I need to clean a few buckets in a massive riak database. For certain buckets, since we had indexes, I just queried those and deleted the keys. But now I'm dealing with two buckets that don't have any indexes. As I read many many times I shouldn't use keys?keys=true
or keys?keys=stream
on production systems, however another way of getting all the keys is to use the $bucket
index, as suggested in the documentation, which doesn't warn of not using this in production. I believe this was also known as $keys
previously. Our system seems to work with either.
However, just before running this on production I've been playing around and found that the $bucket
index returns keys that were deleted, just like keys?keys=true
/stream
, while this was not the case when I used the indexes that we were maintaining ourselves.
Is the $bucket index safe to use in production?
Note that our system runs on the LevelDB backend, which I've been told is bucket scoped, and therefore it would be safe to even run keys?keys=true
/stream
on it. Is this true?
The reality is that there are no guarantees when using $bucket or $key, especially if you combine with Map/Reduce, that they will not impact the stability of the cluster. However, if you know there to be a relatively small number of keys in a bucket, or if you use max_results in your query - then $bucket should be relatively safe (certainly a lot better than using list keys).

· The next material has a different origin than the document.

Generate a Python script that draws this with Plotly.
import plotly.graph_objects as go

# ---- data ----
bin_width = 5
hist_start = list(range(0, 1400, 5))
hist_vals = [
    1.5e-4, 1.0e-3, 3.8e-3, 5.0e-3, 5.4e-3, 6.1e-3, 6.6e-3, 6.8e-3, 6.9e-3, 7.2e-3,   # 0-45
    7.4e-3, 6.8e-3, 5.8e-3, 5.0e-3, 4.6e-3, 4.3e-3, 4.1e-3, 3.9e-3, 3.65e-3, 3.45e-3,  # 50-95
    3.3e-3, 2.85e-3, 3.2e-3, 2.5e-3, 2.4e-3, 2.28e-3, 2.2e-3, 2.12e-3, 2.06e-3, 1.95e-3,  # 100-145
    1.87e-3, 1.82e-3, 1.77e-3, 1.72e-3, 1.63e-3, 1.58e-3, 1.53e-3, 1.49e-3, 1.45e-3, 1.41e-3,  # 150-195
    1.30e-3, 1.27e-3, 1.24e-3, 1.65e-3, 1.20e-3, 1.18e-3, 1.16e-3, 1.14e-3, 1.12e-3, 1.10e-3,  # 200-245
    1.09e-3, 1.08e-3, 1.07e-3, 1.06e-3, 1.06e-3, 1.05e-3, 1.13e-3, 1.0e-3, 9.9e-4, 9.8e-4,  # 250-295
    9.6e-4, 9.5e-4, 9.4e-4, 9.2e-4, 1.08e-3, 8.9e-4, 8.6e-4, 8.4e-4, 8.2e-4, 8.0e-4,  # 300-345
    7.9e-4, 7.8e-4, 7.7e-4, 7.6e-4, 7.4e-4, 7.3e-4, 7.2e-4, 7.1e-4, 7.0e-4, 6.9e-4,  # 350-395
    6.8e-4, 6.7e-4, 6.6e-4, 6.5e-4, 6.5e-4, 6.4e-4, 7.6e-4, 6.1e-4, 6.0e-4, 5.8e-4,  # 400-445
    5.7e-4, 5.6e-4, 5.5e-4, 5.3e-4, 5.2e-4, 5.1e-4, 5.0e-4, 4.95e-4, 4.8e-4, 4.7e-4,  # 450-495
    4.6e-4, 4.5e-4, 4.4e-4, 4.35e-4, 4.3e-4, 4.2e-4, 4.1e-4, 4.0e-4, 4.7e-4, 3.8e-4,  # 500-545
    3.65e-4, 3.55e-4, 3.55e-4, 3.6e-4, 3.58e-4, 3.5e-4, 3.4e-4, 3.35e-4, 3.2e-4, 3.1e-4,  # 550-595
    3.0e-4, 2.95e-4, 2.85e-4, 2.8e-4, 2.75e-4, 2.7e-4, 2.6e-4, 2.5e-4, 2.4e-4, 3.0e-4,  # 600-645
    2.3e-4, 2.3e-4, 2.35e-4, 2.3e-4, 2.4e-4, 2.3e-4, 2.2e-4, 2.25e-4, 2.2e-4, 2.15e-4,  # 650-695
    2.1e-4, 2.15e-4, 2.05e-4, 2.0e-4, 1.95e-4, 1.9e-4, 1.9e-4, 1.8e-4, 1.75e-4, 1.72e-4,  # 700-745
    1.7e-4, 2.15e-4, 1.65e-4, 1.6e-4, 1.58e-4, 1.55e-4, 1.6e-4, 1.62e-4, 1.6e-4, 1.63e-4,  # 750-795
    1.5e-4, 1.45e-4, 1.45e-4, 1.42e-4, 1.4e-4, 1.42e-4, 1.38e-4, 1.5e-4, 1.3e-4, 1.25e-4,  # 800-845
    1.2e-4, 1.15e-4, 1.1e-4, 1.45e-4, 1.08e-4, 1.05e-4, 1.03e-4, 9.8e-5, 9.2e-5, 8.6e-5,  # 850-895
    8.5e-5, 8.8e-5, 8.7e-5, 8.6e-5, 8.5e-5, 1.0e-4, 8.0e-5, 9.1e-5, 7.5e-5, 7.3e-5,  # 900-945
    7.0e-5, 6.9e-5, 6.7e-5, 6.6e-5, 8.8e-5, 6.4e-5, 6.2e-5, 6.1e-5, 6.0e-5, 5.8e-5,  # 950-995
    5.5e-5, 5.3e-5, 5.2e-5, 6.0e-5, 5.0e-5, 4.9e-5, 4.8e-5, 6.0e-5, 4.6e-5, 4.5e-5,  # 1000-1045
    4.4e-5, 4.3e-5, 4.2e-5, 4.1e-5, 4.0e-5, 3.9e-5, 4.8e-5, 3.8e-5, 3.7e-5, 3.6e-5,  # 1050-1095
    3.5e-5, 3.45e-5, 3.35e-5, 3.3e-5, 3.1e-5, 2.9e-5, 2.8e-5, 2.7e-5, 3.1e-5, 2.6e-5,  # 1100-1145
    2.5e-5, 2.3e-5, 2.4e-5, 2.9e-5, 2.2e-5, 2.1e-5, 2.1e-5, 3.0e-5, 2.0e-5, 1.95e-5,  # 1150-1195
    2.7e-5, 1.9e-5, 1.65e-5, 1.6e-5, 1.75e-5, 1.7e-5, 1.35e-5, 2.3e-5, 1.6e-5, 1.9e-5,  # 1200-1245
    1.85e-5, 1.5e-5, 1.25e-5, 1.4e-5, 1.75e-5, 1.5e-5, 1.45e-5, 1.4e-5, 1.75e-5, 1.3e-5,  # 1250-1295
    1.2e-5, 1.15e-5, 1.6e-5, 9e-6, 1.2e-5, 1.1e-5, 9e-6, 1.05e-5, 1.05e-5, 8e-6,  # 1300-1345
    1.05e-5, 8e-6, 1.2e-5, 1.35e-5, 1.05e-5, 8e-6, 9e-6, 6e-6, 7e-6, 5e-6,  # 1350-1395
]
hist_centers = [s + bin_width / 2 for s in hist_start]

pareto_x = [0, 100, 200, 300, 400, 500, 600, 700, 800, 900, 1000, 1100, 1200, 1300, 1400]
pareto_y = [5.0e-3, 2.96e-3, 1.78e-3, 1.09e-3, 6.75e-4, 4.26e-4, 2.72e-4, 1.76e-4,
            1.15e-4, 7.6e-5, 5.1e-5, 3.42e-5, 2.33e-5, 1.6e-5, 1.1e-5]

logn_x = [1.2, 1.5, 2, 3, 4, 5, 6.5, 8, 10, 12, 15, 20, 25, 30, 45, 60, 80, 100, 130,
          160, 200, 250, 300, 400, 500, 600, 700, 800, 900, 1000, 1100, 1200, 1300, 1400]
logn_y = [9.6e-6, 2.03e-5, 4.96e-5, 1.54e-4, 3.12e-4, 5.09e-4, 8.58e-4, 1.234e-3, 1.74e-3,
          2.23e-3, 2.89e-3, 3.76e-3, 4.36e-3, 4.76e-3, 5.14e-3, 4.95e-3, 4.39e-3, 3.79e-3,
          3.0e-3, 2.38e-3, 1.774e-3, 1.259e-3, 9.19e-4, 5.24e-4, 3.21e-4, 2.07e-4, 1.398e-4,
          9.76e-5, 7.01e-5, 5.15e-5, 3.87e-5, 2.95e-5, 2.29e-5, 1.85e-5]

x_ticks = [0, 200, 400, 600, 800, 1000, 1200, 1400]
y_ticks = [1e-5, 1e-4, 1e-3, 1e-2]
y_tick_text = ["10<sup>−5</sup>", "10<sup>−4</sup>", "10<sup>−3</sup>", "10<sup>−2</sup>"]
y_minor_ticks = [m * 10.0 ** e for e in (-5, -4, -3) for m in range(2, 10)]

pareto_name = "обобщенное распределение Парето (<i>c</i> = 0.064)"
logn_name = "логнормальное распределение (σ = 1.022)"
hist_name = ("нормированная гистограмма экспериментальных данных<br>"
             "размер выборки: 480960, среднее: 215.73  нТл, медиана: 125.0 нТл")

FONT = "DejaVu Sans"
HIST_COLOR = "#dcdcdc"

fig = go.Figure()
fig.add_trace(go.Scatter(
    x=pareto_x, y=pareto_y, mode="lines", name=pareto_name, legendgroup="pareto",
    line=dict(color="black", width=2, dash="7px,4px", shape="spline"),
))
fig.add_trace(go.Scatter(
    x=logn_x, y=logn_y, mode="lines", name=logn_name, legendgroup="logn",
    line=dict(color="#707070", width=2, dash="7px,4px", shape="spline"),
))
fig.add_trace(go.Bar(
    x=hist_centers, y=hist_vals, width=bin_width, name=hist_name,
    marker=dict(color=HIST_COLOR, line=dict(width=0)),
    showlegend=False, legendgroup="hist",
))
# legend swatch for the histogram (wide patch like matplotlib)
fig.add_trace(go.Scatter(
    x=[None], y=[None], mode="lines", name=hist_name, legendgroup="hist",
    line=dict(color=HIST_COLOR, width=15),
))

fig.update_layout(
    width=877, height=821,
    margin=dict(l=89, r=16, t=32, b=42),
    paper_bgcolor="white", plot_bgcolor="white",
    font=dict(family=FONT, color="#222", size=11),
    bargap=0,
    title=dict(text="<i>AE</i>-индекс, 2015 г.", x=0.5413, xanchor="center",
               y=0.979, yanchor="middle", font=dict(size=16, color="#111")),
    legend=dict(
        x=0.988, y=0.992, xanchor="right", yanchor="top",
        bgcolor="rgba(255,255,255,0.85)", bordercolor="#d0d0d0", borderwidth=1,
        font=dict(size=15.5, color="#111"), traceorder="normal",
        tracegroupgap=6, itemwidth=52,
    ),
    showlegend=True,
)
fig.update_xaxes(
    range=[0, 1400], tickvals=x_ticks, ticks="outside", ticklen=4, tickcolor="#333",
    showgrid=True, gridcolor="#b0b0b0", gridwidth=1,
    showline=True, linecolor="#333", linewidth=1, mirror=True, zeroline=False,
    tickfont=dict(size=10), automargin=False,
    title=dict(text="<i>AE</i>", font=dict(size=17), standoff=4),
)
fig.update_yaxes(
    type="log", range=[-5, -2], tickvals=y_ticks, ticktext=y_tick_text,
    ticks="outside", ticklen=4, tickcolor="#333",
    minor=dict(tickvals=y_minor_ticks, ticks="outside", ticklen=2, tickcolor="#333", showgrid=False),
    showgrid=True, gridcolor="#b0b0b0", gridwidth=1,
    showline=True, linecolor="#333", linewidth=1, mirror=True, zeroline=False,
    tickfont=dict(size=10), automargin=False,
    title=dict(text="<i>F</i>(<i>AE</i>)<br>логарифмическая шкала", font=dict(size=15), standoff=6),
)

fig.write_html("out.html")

There are safer ways of erasing masses of keys in Riak KV 2.9.1, which are available regardless of backend (assuming the use of Tictac AAE).
As for $bucket or $key queries returning deleted keys, I suspect that this may well be true due to the fact that this is an "internal" leveldb query and within leveldb it wan't be able to distinguish between a Riak object and a riak tombstone. The improvements in Riak 2.9.x handle this situation, and won't return deleted keys (unless you're looking for tombstones to reap).